Arkadaşımız İlkay Özcan da Erkin'in jeneratörünün 3 ayda bozulan elektronik kontrol ünitesinin bedelsiz değiştirilmesini başaramadı. Çünkü AKSA, bize karşı da işi yokuşa sürer bir tavır sergiledi.
Selçuk Urgancıoğlu'nun her ayın ortasında kooperatif taksidini ödemesi gerekiyor. Havaleyi genellikle Kızıltoprak - Akbank'tan yaptığı halde 17 kasım günü işyerine daha yakın olduğu için Kasımpaşa'daki Akbank şubesine girmiş. Ancak işler o denli ters gitmiş ki, kooperatif taksidi yatırma girişimi tam bir kabusa dönüşmüş.
Urgancıoğlu, olayı şöyle aktarıyor:
"Öğle tatilinin tam bitiminde bankadaydım. Bu şube, diğer Akbank şubelerine göre çok daha dar, havasız ve ışıksızdı. İçerisi çok kalabalık olmasına rağmen yalnızca bir memur vardı.

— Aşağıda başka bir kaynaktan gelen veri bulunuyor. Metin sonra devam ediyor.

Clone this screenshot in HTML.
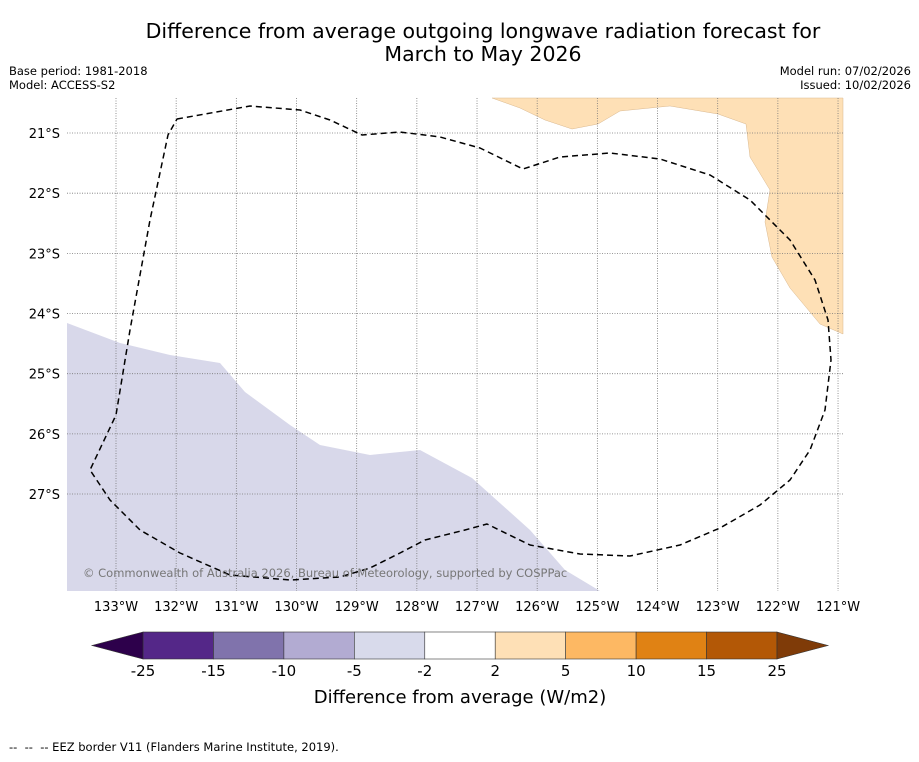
<!DOCTYPE html>
<html><head><meta charset="utf-8"><style>
body{margin:0;background:#fff;width:919px;height:758px;overflow:hidden;font-family:"DejaVu Sans","Liberation Sans",sans-serif}
svg text{font-family:"DejaVu Sans","Liberation Sans",sans-serif}
</style></head><body>
<svg id="c" width="919" height="758" xmlns="http://www.w3.org/2000/svg">
<text x="483" y="38" font-size="20.5" text-anchor="middle">Difference from average outgoing longwave radiation forecast for</text>
<text x="483" y="61" font-size="20.5" text-anchor="middle">March to May 2026</text>
<text x="9" y="75" font-size="11.5">Base period: 1981-2018</text>
<text x="9" y="89" font-size="11.5">Model: ACCESS-S2</text>
<text x="911" y="75" font-size="11.5" text-anchor="end">Model run: 07/02/2026</text>
<text x="911" y="89" font-size="11.5" text-anchor="end">Issued: 10/02/2026</text>
<g id="map">
<polygon fill="#d8d8ea" points="67,323 120,343 170,355 220,363 245,392 290,425 320,445 370,455 420,450 472,478 530,530 565,570 600,591 67,591"/>
<polygon fill="#fee0b6" stroke="#d9b88f" stroke-width="0.5" points="492,98 520,108 545,120 572,129 598,124 620,111 670,106 718,114 746,124 750,157 770,190 765,222 772,257 790,288 820,324 843,334 843,98"/>
<g id="grid"></g>
<polyline fill="none" stroke="#000" stroke-width="1.5" stroke-dasharray="6,4" stroke-linejoin="round" points="177,119 250,106 300,110 330,120 362,135 400,132 440,137 480,148 523,169 560,157 610,153 660,159 710,175 750,200 790,240 815,280 828,320 831,360 825,410 810,450 790,480 760,505 720,528 680,545 630,556 580,554 530,545 487,524 465,530 425,540 400,553 370,568 340,577 290,580 230,575 180,553 140,530 110,500 90,470 116,415 130,330 150,220 168,135 177,119"/>
<text x="83" y="577" font-size="11.5" fill="#777">© Commonwealth of Australia 2026, Bureau of Meteorology, supported by COSPPac</text>
</g>
<g id="cbar"></g>
<text x="460" y="703" font-size="18" text-anchor="middle">Difference from average (W/m2)</text>
<text x="9" y="751" font-size="11.5" xml:space="preserve">--  --  -- EEZ border V11 (Flanders Marine Institute, 2019).</text>
</svg>
<script>
const lonTicks=[133,132,131,130,129,128,127,126,125,124,123,122,121];
const latTicks=[21,22,23,24,25,26,27];
const cbLevels=["-25","-15","-10","-5","-2","2","5","10","15","25"];
const cbColors=["#542788","#8073ac","#b2abd2","#d8daeb","#ffffff","#fee0b6","#fdb863","#e08214","#b35806"];
const NS="http://www.w3.org/2000/svg";
const svg=document.getElementById('c');
const grid=document.getElementById('grid');
const xLon=l=>116+(133-l)*60.17;
const yLat=l=>133+(l-21)*60.17;
function mk(t,a,p){const e=document.createElementNS(NS,t);for(const k in a)e.setAttribute(k,a[k]);p.appendChild(e);return e;}
lonTicks.forEach(l=>{
 const x=xLon(l);
 const ln=mk('line',{x1:x,x2:x,y1:98,y2:591,stroke:'#777','stroke-width':0.8,'stroke-dasharray':'1,1.5'},grid);
 
 
 const t=mk('text',{x:x,y:611,'font-size':13,'text-anchor':'middle'},svg);
 t.textContent=l+'°W';
 
 
});
latTicks.forEach(l=>{
 const y=yLat(l);
 const ln=mk('line',{x1:67,x2:843,y1:y,y2:y,stroke:'#777','stroke-width':0.8,'stroke-dasharray':'1,1.5'},grid);
 
 
 const t=mk('text',{x:60,y:y+5,'font-size':13,'text-anchor':'end'},svg);
 t.textContent=l+'°S';
 
 
});
const cb=document.getElementById('cbar');
const x0=143,x1=777,y0=632,y1=659,w=(x1-x0)/cbColors.length;
cbColors.forEach((c,i)=>{
 const r=mk('rect',{x:x0+i*w,y:y0,width:w,height:y1-y0,fill:c,stroke:'#333','stroke-width':0.6},cb);
 
 
});
const lt=mk('polygon',{points:`${x0},${y0} 92,${(y0+y1)/2} ${x0},${y1}`,fill:'#2d004b',stroke:'#333','stroke-width':0.6},cb);


const rt=mk('polygon',{points:`${x1},${y0} 828,${(y0+y1)/2} ${x1},${y1}`,fill:'#7f3b08',stroke:'#333','stroke-width':0.6},cb);


cbLevels.forEach((s,i)=>{
 const t=mk('text',{x:x0+i*w,y:676,'font-size':15,'text-anchor':'middle'},cb);
 t.textContent=s;
 
 
});
</script>
</body></html>
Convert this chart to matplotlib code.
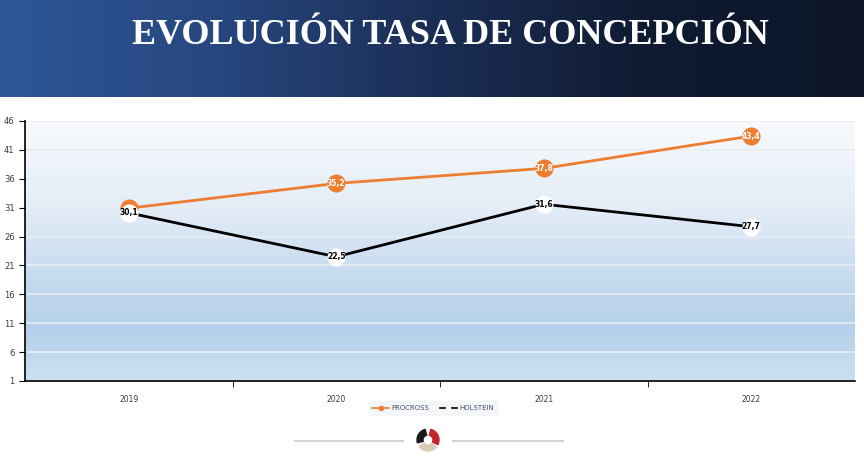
import numpy as np
import matplotlib.pyplot as plt
from matplotlib.colors import LinearSegmentedColormap
from matplotlib.patches import Wedge
from matplotlib.lines import Line2D

# datos
years = ['2019', '2020', '2021', '2022']
procross = [30.9, 35.2, 37.8, 43.4]
holstein = [30.1, 22.5, 31.6, 27.7]
yticks = [1, 6, 11, 16, 21, 26, 31, 36, 41, 46]

W, H = 864, 458
fig = plt.figure(figsize=(W / 100, H / 100), dpi=100)

# cabecera con degradado
hdr = fig.add_axes([0, 1 - 97 / H, 1, 97 / H])
cm_h = LinearSegmentedColormap.from_list('h', ['#2e5698', '#27477f', '#1b2e55', '#0f1b32', '#0d1628'])
hdr.imshow(np.linspace(0, 1, 256)[None, :], aspect='auto', cmap=cm_h, extent=[0, 1, 0, 1])
hdr.set_axis_off()
hdr.text(450 / W, 1 - 35 / 97, 'EVOLUCIÓN TASA DE CONCEPCIÓN', color='white',
         fontsize=26, family='Liberation Serif', fontweight='bold',
         ha='center', va='center', transform=hdr.transAxes)

# grafico
ax = fig.add_axes([25 / W, 1 - 381 / H, 830 / W, 260 / H])
x = np.arange(len(years))
cm_bg = LinearSegmentedColormap.from_list(
    'bg', [(0, '#f8fafd'), (0.33, '#e4edf7'), (0.55, '#cbdef1'), (0.8, '#b4d0ea'), (1, '#cee0f2')])
ax.imshow(np.linspace(0, 1, 256)[:, None], aspect='auto', cmap=cm_bg,
          extent=[-0.5, 3.5, 1, 46], zorder=0)
ax.set_xlim(-0.5, 3.5)
ax.set_ylim(1, 46)
ax.set_yticks(yticks)
for yv in yticks[1:]:
    ax.axhline(yv, color='#e8edf2', lw=1.2, zorder=1)

ax.set_xticks(x)
ax.set_xticklabels(years)
ax.set_xticks([0.5, 1.5, 2.5], minor=True)
ax.tick_params(axis='x', which='major', length=0, pad=10, labelsize=5.5, colors='#3a3a3a')
ax.tick_params(axis='x', which='minor', length=4, direction='out', color='black')
ax.tick_params(axis='y', length=4, labelsize=6, colors='black', labelcolor='#3a3a3a')
for s in ['top', 'right']:
    ax.spines[s].set_visible(False)
ax.spines['left'].set_linewidth(1.2)
ax.spines['bottom'].set_linewidth(1.2)

ax.plot(x, procross, color='#ed7d31', lw=2, marker='o', ms=12,
        mfc='#ed7d31', mec='#ed7d31', zorder=3)
# la etiqueta de 2019 queda tapada por el marcador blanco
for xi, v in list(zip(x, procross))[1:]:
    ax.text(xi, v, f'{v:.1f}'.replace('.', ','), color='white', fontsize=5.5,
            fontweight='bold', ha='center', va='center', zorder=4)
ax.plot(x, holstein, color='black', lw=2, marker='o', ms=12,
        mfc='white', mec='white', zorder=5)
for xi, v in zip(x, holstein):
    ax.text(xi, v, f'{v:.1f}'.replace('.', ','), color='black', fontsize=5.5,
            fontweight='bold', ha='center', va='center', zorder=6)

# leyenda
handles = [Line2D([], [], color='#ed7d31', lw=1.2, marker='o', ms=3),
           Line2D([], [], color='black', lw=1.2, marker='o', ms=3, mfc='white', mec='white')]
leg = fig.legend(handles, ['PROCROSS', 'HOLSTEIN'], loc='center',
                 bbox_to_anchor=(433 / W, 1 - 408 / H), ncol=2, fontsize=5,
                 frameon=True, fancybox=False, handlelength=2.5, columnspacing=1.5,
                 handletextpad=0.3, borderpad=0.6)
leg.get_frame().set_facecolor('#f3f5f8')
leg.get_frame().set_edgecolor('#f3f5f8')
for t in leg.get_texts():
    t.set_color('#46506a')

# logo
lg = fig.add_axes([0, 0, 1, 1], zorder=-1)
lg.set_xlim(0, W)
lg.set_ylim(H, 0)
lg.set_axis_off()
lg.plot([295, 403], [441, 441], color='#d4d2ce', lw=1.5)
lg.plot([453, 563], [441, 441], color='#d4d2ce', lw=1.5)
lg.add_patch(Wedge((428, 440), 11, 165, 255, width=6, color='#1a1a1a'))
lg.add_patch(Wedge((428, 440), 11, -75, 25, width=6, color='#c0262b'))
lg.add_patch(Wedge((428, 440), 11, 40, 145, width=6, color='#d8ccb4'))

fig.savefig('out.png', dpi=100)
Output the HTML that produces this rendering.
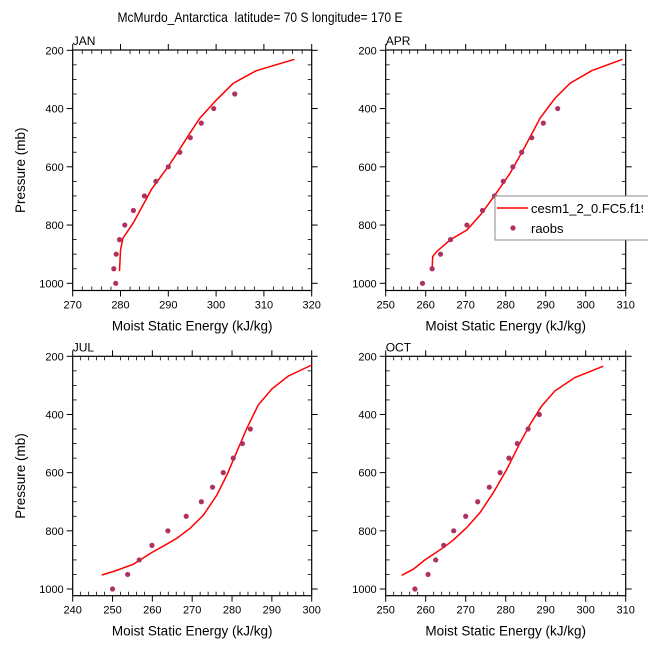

Herkes gibi beklemeye başladım. 15 dakika sonra elektrikler kesildi. Daha sonra bu gibi durumlarda devreye girmesi gereken UPS'nin çalışmadığını öğrendim. Neyse jeneratöru çalıştırdılar.
Bu arada elektrikler geldi. Ama sistemler bir türlü gelmiyordu. 15 - 20 dakika uğraştıktan sonra teknik destek veren Probim isimli bir firmayı aradılar. Saat 14.30 olmuştu.
Neyse sonunda ekranları açtılar. Ancak tam bu sırada elektrikler bir an için yine gitti - geldi. UPS bu defa da devreye girmedi. Yeniden Probim arandı. Ve sistem 15.35 gibi tekrar çalıştı.
Tam işlemler başlamıştı ki, elektrikler bir kez daha kesilmez mi! Tabii UPS yine çalışmadı. İşte o an gözlerim karardı. Kendimi nasıl dışarı attığımı hatırlamıyorum bile. 60 milyon liralık kooperatif taksidini ise ertesi gün yüzde 15 zamlı ödedim."
Okurumuzun bu yakınmalarına karşılık Akbank'tan yapılan açıklamada, 17 kasım günü Kasımpaşa'da elektriklerin sabah 10.30'dan 14.30'a kadar belli aralıklarla kesildiği belirtildikten sonra, "jeneratörün devreye sokulması zaman almakta ve bu da işlemlerde yığılmaya yol açmaktadır. Şubedeki yoğunluğun, personel eksikliği ya da holün darlığıyla ilgisi yoktur," deniyor.